Rubin’s priors are self-evident. She loathes Donald Trump
and his political allies, and, like William Roper, she does not especially care how much
damage to our legal order is done by those who are in pursuit of them. But I
must ask: Can Rubin truly not imagine a situation in which an earnest
politician might find himself both willing to uphold the Constitution and in
need of the Constitution’s many due-process rights? Can she really not imagine
a circumstance in which the government is targeting a politician, and the government’s
case against that politician is wrong? Can she honestly not conceive of a
difference between self-defense and deviousness?
In support of her false distinction between
“self-interest and the interest in upholding and supporting the Constitution,”
Rubin quotes Laurence Tribe, who has suggested that the “active duty” of a
president to ensure that the laws are enforced “arguably includes an obligation
to avoid invoking various otherwise available privileges — including the
privilege to withhold criminally incriminating information.” This, too, is
unconvincing. For starters, a president would only be called upon to “avoid
invoking various otherwise available privileges” in such a case as that
president were prosecuting himself. What’s more, the case that Rubin is using
as a justification for her proposal involves an entirely different government —
the State of New York — than the one Trump ran as president and would run again
should he run and win in 2024. Surely, we would not wish to create a situation
in which our federal politicians — or, in Trump’s case, our prospective federal
politicians — are unable to exercise their constitutional rights during
disputes with other levels or branches of government, on the grounds that if
those politicians had different jobs than the ones they actually possessed,
such an exercise might plausibly be problematic? And what of all the
politicians who aren’t the president, or who aren’t Donald Trump? And what of
Trump himself? Judging by her output, Jennifer Rubin believes Trump to be an
unmoored, vindictive, corrupt maniac. Is she seriously suggesting that if Trump
were made president once again, his administration brought federal charges
against, say, Gavin Newsom, and Newsom decided to invoke the Fifth in
response, that decision should presumptively end Newsom’s political career?

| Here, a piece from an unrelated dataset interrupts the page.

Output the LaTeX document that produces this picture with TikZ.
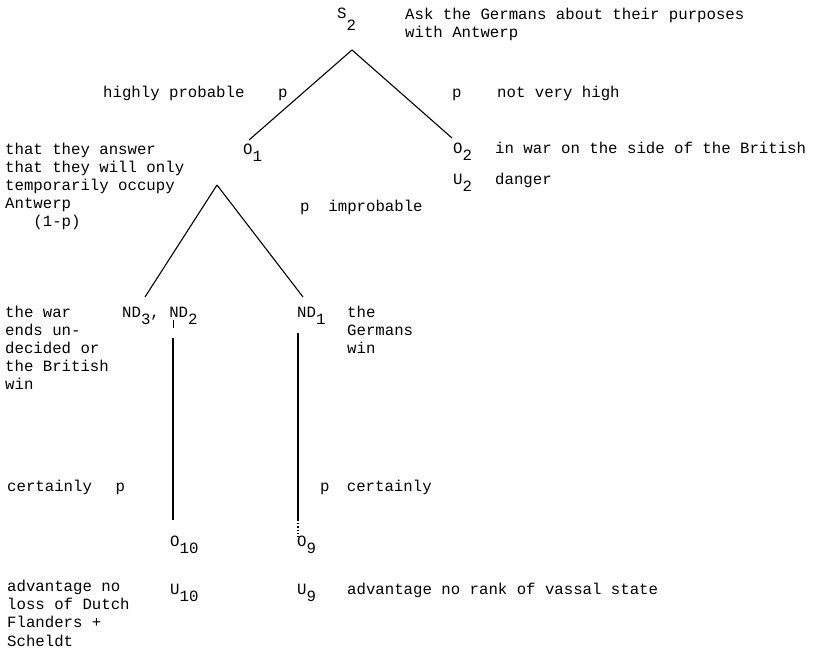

If the answer to these questions is “Yes,” then Rubin is
a fool. And if the answer to these questions is “No,” then Rubin is . . . still
a fool. The Fifth Amendment is not a toy to be played with until it is
outgrown. It is not a fad to be indulged or discarded at will. It is not a
power tool — useful for this job, useless for that one. It is a fixture, a
standard, a rule. It must be considered — and cherished — in its totality, not
subsumed into quotidian fights or wielded with transient passion. When dealing
with people one dislikes or fears, it can be inconvenient, yes — but not half
as inconvenient as life would be without its protections.